## WHAT IS REQUIRED
Without including any images, reproduce each entry exactly.
**** RECORDS PROVIDED
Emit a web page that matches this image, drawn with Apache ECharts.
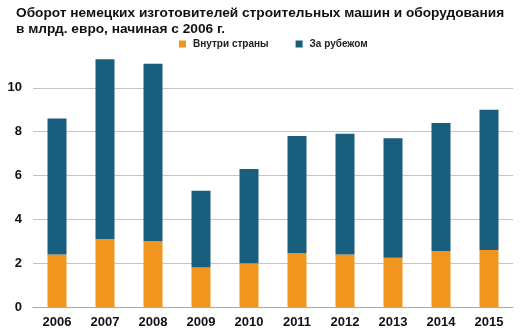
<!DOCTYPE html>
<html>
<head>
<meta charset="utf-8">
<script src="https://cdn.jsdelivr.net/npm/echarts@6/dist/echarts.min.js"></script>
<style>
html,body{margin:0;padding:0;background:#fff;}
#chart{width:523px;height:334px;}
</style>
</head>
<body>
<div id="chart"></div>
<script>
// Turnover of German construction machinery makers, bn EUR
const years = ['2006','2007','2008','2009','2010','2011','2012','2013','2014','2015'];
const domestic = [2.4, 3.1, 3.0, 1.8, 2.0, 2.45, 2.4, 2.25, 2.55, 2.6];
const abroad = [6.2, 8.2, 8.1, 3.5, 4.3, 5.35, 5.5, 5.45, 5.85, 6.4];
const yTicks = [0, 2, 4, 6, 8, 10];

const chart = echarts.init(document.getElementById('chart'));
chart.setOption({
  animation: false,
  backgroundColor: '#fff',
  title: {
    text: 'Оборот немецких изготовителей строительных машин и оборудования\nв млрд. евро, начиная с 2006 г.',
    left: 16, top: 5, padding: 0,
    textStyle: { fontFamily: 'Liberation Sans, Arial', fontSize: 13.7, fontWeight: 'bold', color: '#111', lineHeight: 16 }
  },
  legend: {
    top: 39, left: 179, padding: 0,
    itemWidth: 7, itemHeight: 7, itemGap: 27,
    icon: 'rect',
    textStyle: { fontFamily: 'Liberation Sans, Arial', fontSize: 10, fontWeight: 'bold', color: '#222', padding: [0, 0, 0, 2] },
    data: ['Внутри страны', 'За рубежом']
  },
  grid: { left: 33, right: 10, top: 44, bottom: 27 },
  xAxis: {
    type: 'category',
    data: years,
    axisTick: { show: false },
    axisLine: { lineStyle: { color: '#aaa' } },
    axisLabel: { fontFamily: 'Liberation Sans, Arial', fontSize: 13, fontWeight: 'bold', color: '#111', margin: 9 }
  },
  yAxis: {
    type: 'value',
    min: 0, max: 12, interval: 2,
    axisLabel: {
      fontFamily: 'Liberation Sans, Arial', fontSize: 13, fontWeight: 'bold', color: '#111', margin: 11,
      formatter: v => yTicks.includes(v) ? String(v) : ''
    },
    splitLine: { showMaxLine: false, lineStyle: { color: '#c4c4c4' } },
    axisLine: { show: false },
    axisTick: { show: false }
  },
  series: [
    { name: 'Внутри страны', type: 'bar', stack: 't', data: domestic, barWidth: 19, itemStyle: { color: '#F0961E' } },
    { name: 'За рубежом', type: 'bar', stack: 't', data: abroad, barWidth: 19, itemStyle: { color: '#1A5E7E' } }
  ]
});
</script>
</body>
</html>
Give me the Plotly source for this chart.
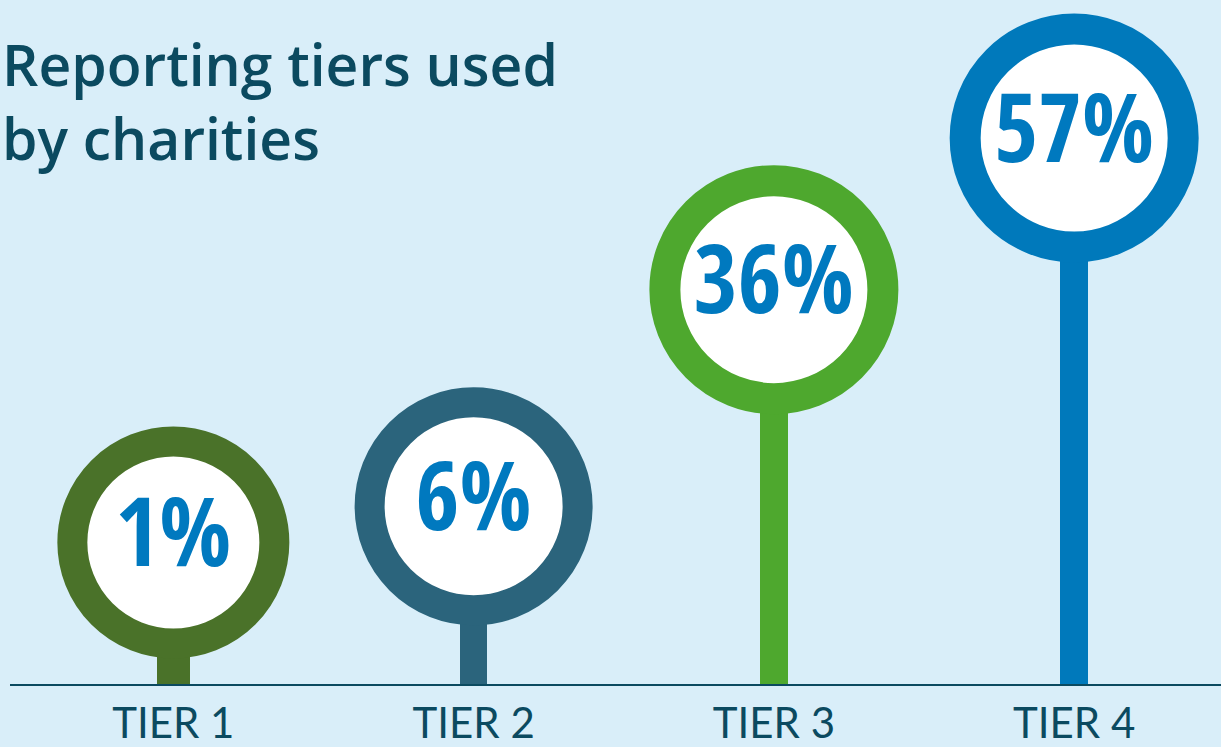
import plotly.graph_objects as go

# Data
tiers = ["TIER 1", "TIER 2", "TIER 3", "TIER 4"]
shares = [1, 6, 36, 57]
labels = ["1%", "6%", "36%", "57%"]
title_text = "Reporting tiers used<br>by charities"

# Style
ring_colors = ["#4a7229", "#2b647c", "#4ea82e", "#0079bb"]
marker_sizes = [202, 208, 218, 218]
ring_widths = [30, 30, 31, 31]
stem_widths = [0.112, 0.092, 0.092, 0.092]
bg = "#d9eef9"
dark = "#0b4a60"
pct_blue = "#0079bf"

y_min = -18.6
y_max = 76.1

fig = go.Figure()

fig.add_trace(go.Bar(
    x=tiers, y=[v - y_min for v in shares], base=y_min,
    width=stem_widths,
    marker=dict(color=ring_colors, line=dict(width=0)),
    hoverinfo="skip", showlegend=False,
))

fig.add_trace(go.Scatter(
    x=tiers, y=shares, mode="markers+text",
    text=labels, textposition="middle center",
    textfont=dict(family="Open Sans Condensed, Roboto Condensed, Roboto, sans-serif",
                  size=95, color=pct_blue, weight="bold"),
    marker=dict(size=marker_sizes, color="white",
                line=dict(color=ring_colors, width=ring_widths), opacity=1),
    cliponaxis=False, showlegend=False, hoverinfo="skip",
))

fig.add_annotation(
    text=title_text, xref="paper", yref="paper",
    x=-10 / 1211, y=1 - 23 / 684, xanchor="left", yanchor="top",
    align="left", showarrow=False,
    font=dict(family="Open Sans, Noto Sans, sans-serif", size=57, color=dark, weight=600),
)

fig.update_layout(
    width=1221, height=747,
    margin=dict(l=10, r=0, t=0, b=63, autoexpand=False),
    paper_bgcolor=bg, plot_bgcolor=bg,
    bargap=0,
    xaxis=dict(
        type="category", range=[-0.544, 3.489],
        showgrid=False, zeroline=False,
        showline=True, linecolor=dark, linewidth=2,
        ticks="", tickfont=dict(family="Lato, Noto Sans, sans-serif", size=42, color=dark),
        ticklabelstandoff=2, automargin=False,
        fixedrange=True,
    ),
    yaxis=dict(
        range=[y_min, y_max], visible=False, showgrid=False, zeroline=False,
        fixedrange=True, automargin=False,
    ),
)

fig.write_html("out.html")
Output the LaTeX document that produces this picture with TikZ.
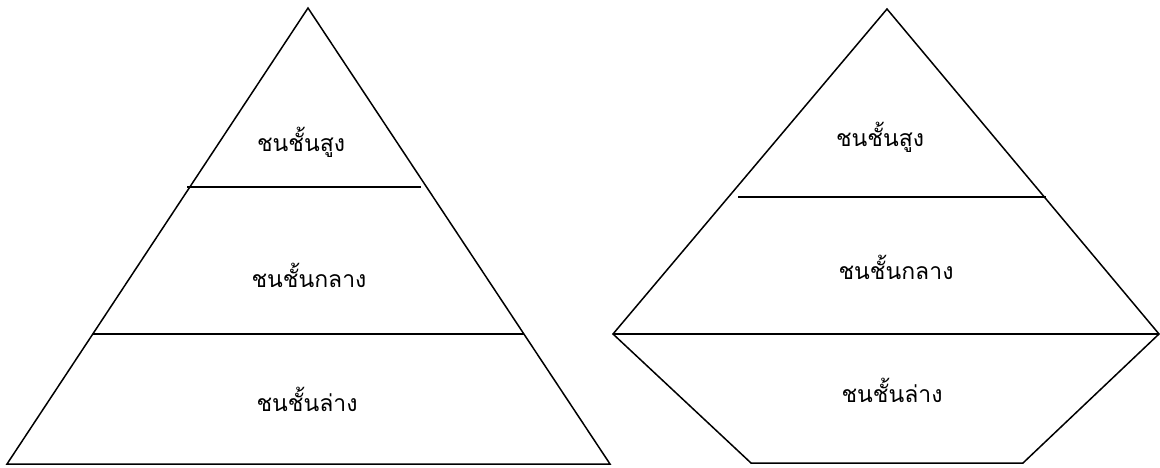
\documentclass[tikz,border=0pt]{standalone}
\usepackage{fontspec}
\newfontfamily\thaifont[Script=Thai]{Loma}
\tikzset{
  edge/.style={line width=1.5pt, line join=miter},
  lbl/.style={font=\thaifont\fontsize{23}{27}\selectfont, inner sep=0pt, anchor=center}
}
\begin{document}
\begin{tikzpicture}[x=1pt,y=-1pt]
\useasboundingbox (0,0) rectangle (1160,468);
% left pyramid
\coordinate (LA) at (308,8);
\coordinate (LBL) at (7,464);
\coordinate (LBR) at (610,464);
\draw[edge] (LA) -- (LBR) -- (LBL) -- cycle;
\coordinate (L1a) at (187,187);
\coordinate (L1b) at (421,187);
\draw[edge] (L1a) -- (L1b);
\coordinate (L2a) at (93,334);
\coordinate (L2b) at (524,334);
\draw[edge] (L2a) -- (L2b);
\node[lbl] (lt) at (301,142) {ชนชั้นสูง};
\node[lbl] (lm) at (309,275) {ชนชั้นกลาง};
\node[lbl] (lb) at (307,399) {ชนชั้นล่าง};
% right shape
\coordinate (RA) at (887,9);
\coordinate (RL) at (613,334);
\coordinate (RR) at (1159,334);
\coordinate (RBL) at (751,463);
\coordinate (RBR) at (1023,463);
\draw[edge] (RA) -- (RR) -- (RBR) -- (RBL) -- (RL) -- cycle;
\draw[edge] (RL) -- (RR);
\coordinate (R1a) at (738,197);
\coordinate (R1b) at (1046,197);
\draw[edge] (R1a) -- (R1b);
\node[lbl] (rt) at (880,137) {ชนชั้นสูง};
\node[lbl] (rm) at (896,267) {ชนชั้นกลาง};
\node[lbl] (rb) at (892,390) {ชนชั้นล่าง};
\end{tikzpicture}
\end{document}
********
## THE RESPONSE
Emit a web page that matches this image, drawn with Apache ECharts.
<!DOCTYPE html>
<html>
<head>
<meta charset="utf-8">
<script src="https://cdn.jsdelivr.net/npm/echarts@6/dist/echarts.min.js"></script>
<style>
html,body{margin:0;padding:0;background:#fff;}
#chart{width:523px;height:334px;}
</style>
</head>
<body>
<div id="chart"></div>
<script>
// Turnover of German construction machinery makers, bn EUR
const years = ['2006','2007','2008','2009','2010','2011','2012','2013','2014','2015'];
const domestic = [2.4, 3.1, 3.0, 1.8, 2.0, 2.45, 2.4, 2.25, 2.55, 2.6];
const abroad = [6.2, 8.2, 8.1, 3.5, 4.3, 5.35, 5.5, 5.45, 5.85, 6.4];
const yTicks = [0, 2, 4, 6, 8, 10];

const chart = echarts.init(document.getElementById('chart'));
chart.setOption({
  animation: false,
  backgroundColor: '#fff',
  title: {
    text: 'Оборот немецких изготовителей строительных машин и оборудования\nв млрд. евро, начиная с 2006 г.',
    left: 16, top: 5, padding: 0,
    textStyle: { fontFamily: 'Liberation Sans, Arial', fontSize: 13.7, fontWeight: 'bold', color: '#111', lineHeight: 16 }
  },
  legend: {
    top: 39, left: 179, padding: 0,
    itemWidth: 7, itemHeight: 7, itemGap: 27,
    icon: 'rect',
    textStyle: { fontFamily: 'Liberation Sans, Arial', fontSize: 10, fontWeight: 'bold', color: '#222', padding: [0, 0, 0, 2] },
    data: ['Внутри страны', 'За рубежом']
  },
  grid: { left: 33, right: 10, top: 44, bottom: 27 },
  xAxis: {
    type: 'category',
    data: years,
    axisTick: { show: false },
    axisLine: { lineStyle: { color: '#aaa' } },
    axisLabel: { fontFamily: 'Liberation Sans, Arial', fontSize: 13, fontWeight: 'bold', color: '#111', margin: 9 }
  },
  yAxis: {
    type: 'value',
    min: 0, max: 12, interval: 2,
    axisLabel: {
      fontFamily: 'Liberation Sans, Arial', fontSize: 13, fontWeight: 'bold', color: '#111', margin: 11,
      formatter: v => yTicks.includes(v) ? String(v) : ''
    },
    splitLine: { showMaxLine: false, lineStyle: { color: '#c4c4c4' } },
    axisLine: { show: false },
    axisTick: { show: false }
  },
  series: [
    { name: 'Внутри страны', type: 'bar', stack: 't', data: domestic, barWidth: 19, itemStyle: { color: '#F0961E' } },
    { name: 'За рубежом', type: 'bar', stack: 't', data: abroad, barWidth: 19, itemStyle: { color: '#1A5E7E' } }
  ]
});
</script>
</body>
</html>
Give me the Plotly source for this chart.
import plotly.graph_objects as go

# Data
tiers = ["TIER 1", "TIER 2", "TIER 3", "TIER 4"]
shares = [1, 6, 36, 57]
labels = ["1%", "6%", "36%", "57%"]
title_text = "Reporting tiers used<br>by charities"

# Style
ring_colors = ["#4a7229", "#2b647c", "#4ea82e", "#0079bb"]
marker_sizes = [202, 208, 218, 218]
ring_widths = [30, 30, 31, 31]
stem_widths = [0.112, 0.092, 0.092, 0.092]
bg = "#d9eef9"
dark = "#0b4a60"
pct_blue = "#0079bf"

y_min = -18.6
y_max = 76.1

fig = go.Figure()

fig.add_trace(go.Bar(
    x=tiers, y=[v - y_min for v in shares], base=y_min,
    width=stem_widths,
    marker=dict(color=ring_colors, line=dict(width=0)),
    hoverinfo="skip", showlegend=False,
))

fig.add_trace(go.Scatter(
    x=tiers, y=shares, mode="markers+text",
    text=labels, textposition="middle center",
    textfont=dict(family="Open Sans Condensed, Roboto Condensed, Roboto, sans-serif",
                  size=95, color=pct_blue, weight="bold"),
    marker=dict(size=marker_sizes, color="white",
                line=dict(color=ring_colors, width=ring_widths), opacity=1),
    cliponaxis=False, showlegend=False, hoverinfo="skip",
))

fig.add_annotation(
    text=title_text, xref="paper", yref="paper",
    x=-10 / 1211, y=1 - 23 / 684, xanchor="left", yanchor="top",
    align="left", showarrow=False,
    font=dict(family="Open Sans, Noto Sans, sans-serif", size=57, color=dark, weight=600),
)

fig.update_layout(
    width=1221, height=747,
    margin=dict(l=10, r=0, t=0, b=63, autoexpand=False),
    paper_bgcolor=bg, plot_bgcolor=bg,
    bargap=0,
    xaxis=dict(
        type="category", range=[-0.544, 3.489],
        showgrid=False, zeroline=False,
        showline=True, linecolor=dark, linewidth=2,
        ticks="", tickfont=dict(family="Lato, Noto Sans, sans-serif", size=42, color=dark),
        ticklabelstandoff=2, automargin=False,
        fixedrange=True,
    ),
    yaxis=dict(
        range=[y_min, y_max], visible=False, showgrid=False, zeroline=False,
        fixedrange=True, automargin=False,
    ),
)

fig.write_html("out.html")
Output the LaTeX document that produces this picture with TikZ.
\documentclass[tikz,border=0pt]{standalone}
\usepackage{fontspec}
\newfontfamily\thaifont[Script=Thai]{Loma}
\tikzset{
  edge/.style={line width=1.5pt, line join=miter},
  lbl/.style={font=\thaifont\fontsize{23}{27}\selectfont, inner sep=0pt, anchor=center}
}
\begin{document}
\begin{tikzpicture}[x=1pt,y=-1pt]
\useasboundingbox (0,0) rectangle (1160,468);
% left pyramid
\coordinate (LA) at (308,8);
\coordinate (LBL) at (7,464);
\coordinate (LBR) at (610,464);
\draw[edge] (LA) -- (LBR) -- (LBL) -- cycle;
\coordinate (L1a) at (187,187);
\coordinate (L1b) at (421,187);
\draw[edge] (L1a) -- (L1b);
\coordinate (L2a) at (93,334);
\coordinate (L2b) at (524,334);
\draw[edge] (L2a) -- (L2b);
\node[lbl] (lt) at (301,142) {ชนชั้นสูง};
\node[lbl] (lm) at (309,275) {ชนชั้นกลาง};
\node[lbl] (lb) at (307,399) {ชนชั้นล่าง};
% right shape
\coordinate (RA) at (887,9);
\coordinate (RL) at (613,334);
\coordinate (RR) at (1159,334);
\coordinate (RBL) at (751,463);
\coordinate (RBR) at (1023,463);
\draw[edge] (RA) -- (RR) -- (RBR) -- (RBL) -- (RL) -- cycle;
\draw[edge] (RL) -- (RR);
\coordinate (R1a) at (738,197);
\coordinate (R1b) at (1046,197);
\draw[edge] (R1a) -- (R1b);
\node[lbl] (rt) at (880,137) {ชนชั้นสูง};
\node[lbl] (rm) at (896,267) {ชนชั้นกลาง};
\node[lbl] (rb) at (892,390) {ชนชั้นล่าง};
\end{tikzpicture}
\end{document}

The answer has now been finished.